With the pictures left out, copy the listing below exactly.

====== DATA LINES ======

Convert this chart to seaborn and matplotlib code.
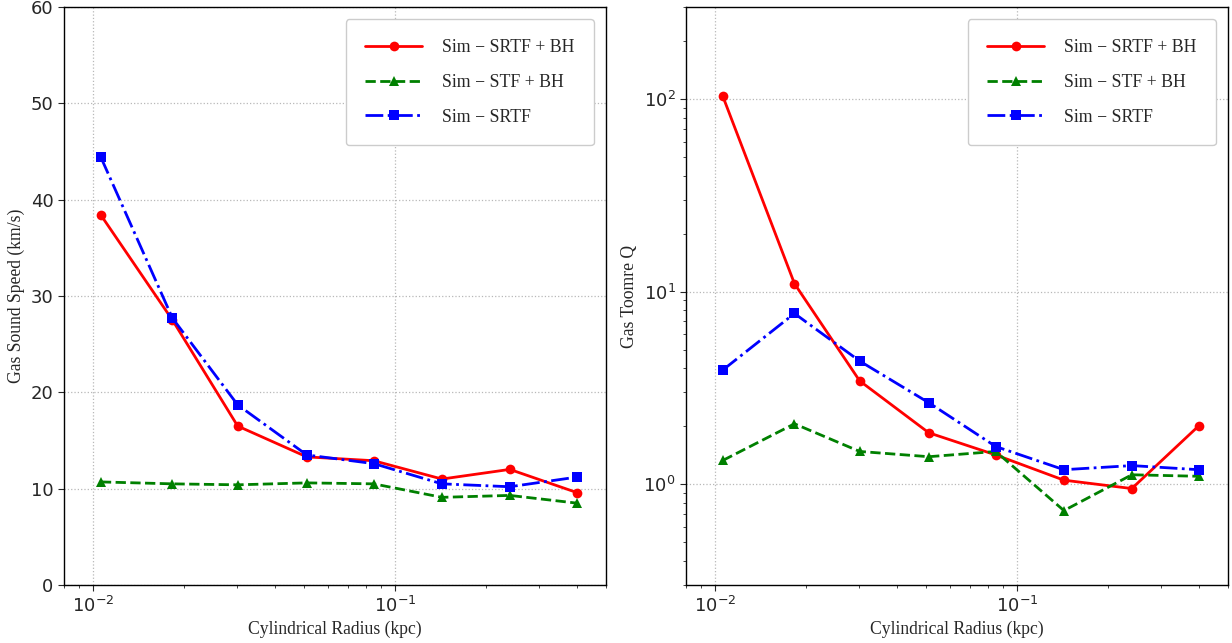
import numpy as np
import pandas as pd
import matplotlib
matplotlib.use("Agg")
import matplotlib.pyplot as plt
import seaborn as sns

# ---- data ----
radius = [0.0106, 0.0183, 0.0301, 0.051, 0.085, 0.143, 0.24, 0.40]
labels = ["Sim − SRTF + BH", "Sim − STF + BH", "Sim − SRTF"]
sound_srtf_bh = [38.4, 27.5, 16.5, 13.3, 12.9, 11.0, 12.0, 9.6]
sound_stf_bh = [10.7, 10.5, 10.4, 10.6, 10.5, 9.1, 9.3, 8.5]
sound_srtf = [44.4, 27.7, 18.7, 13.5, 12.6, 10.5, 10.2, 11.2]
q_srtf_bh = [103.0, 11.0, 3.44, 1.85, 1.42, 1.05, 0.95, 2.01]
q_stf_bh = [1.33, 2.06, 1.48, 1.39, 1.48, 0.73, 1.12, 1.10]
q_srtf = [3.92, 7.7, 4.36, 2.65, 1.57, 1.19, 1.25, 1.19]

colors = ["#ff0000", "#008000", "#0000ff"]
markers = ["o", "^", "s"]
linestyles = ["-", "--", "-."]

sns.set_style("ticks")
plt.rcParams["axes.linewidth"] = 1.0

fig = plt.figure(figsize=(12.32, 6.43), dpi=100)
ax1 = fig.add_axes([64/1232, 1-585/643, 542/1232, 578/643])
ax2 = fig.add_axes([686/1232, 1-585/643, 542/1232, 578/643])

serif = "Liberation Serif"

def draw(ax, series):
    for vals, lab, c, m, ls in zip(series, labels, colors, markers, linestyles):
        df = pd.DataFrame({"r": radius, "v": vals})
        sns.lineplot(data=df, x="r", y="v", ax=ax, color=c, marker=m,
                     linestyle=ls, linewidth=2, markersize=7,
                     markeredgewidth=0, label=lab)
    ax.set_xscale("log")
    ax.set_xlim(0.008, 0.5)
    ax.grid(True, which="major", linestyle=":", color="#b8b8b8", linewidth=0.9)
    ax.set_xlabel("Cylindrical Radius (kpc)", fontname=serif, fontsize=12.7)
    ax.tick_params(axis="both", which="major", labelsize=13, direction="out", length=4)
    for s in ax.spines.values():
        s.set_color("black")
    ax.legend(loc="upper right", prop={"family": serif, "size": 12.8},
              handlelength=3.2, labelspacing=1.0, borderpad=1.1,
              handletextpad=1.1, borderaxespad=0.7, fancybox=True,
              framealpha=1.0, edgecolor="#cccccc")

draw(ax1, [sound_srtf_bh, sound_stf_bh, sound_srtf])
ax1.set_ylim(0, 60)
ax1.set_ylabel("Gas Sound Speed (km/s)", fontname=serif, fontsize=12.7)

draw(ax2, [q_srtf_bh, q_stf_bh, q_srtf])
ax2.set_yscale("log")
ax2.set_ylim(0.3, 300)
ax2.set_ylabel("Gas Toomre Q", fontname=serif, fontsize=12.7)

fig.savefig("out.png", dpi=100)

======

### RESPONSE TO THIS EXERCISE
Convert this chart to seaborn and matplotlib code.
import numpy as np
import pandas as pd
import matplotlib
matplotlib.use("Agg")
import matplotlib.pyplot as plt
import seaborn as sns

# ---- data ----
radius = [0.0106, 0.0183, 0.0301, 0.051, 0.085, 0.143, 0.24, 0.40]
labels = ["Sim − SRTF + BH", "Sim − STF + BH", "Sim − SRTF"]
sound_srtf_bh = [38.4, 27.5, 16.5, 13.3, 12.9, 11.0, 12.0, 9.6]
sound_stf_bh = [10.7, 10.5, 10.4, 10.6, 10.5, 9.1, 9.3, 8.5]
sound_srtf = [44.4, 27.7, 18.7, 13.5, 12.6, 10.5, 10.2, 11.2]
q_srtf_bh = [103.0, 11.0, 3.44, 1.85, 1.42, 1.05, 0.95, 2.01]
q_stf_bh = [1.33, 2.06, 1.48, 1.39, 1.48, 0.73, 1.12, 1.10]
q_srtf = [3.92, 7.7, 4.36, 2.65, 1.57, 1.19, 1.25, 1.19]

colors = ["#ff0000", "#008000", "#0000ff"]
markers = ["o", "^", "s"]
linestyles = ["-", "--", "-."]

sns.set_style("ticks")
plt.rcParams["axes.linewidth"] = 1.0

fig = plt.figure(figsize=(12.32, 6.43), dpi=100)
ax1 = fig.add_axes([64/1232, 1-585/643, 542/1232, 578/643])
ax2 = fig.add_axes([686/1232, 1-585/643, 542/1232, 578/643])

serif = "Liberation Serif"

def draw(ax, series):
    for vals, lab, c, m, ls in zip(series, labels, colors, markers, linestyles):
        df = pd.DataFrame({"r": radius, "v": vals})
        sns.lineplot(data=df, x="r", y="v", ax=ax, color=c, marker=m,
                     linestyle=ls, linewidth=2, markersize=7,
                     markeredgewidth=0, label=lab)
    ax.set_xscale("log")
    ax.set_xlim(0.008, 0.5)
    ax.grid(True, which="major", linestyle=":", color="#b8b8b8", linewidth=0.9)
    ax.set_xlabel("Cylindrical Radius (kpc)", fontname=serif, fontsize=12.7)
    ax.tick_params(axis="both", which="major", labelsize=13, direction="out", length=4)
    for s in ax.spines.values():
        s.set_color("black")
    ax.legend(loc="upper right", prop={"family": serif, "size": 12.8},
              handlelength=3.2, labelspacing=1.0, borderpad=1.1,
              handletextpad=1.1, borderaxespad=0.7, fancybox=True,
              framealpha=1.0, edgecolor="#cccccc")

draw(ax1, [sound_srtf_bh, sound_stf_bh, sound_srtf])
ax1.set_ylim(0, 60)
ax1.set_ylabel("Gas Sound Speed (km/s)", fontname=serif, fontsize=12.7)

draw(ax2, [q_srtf_bh, q_stf_bh, q_srtf])
ax2.set_yscale("log")
ax2.set_ylim(0.3, 300)
ax2.set_ylabel("Gas Toomre Q", fontname=serif, fontsize=12.7)

fig.savefig("out.png", dpi=100)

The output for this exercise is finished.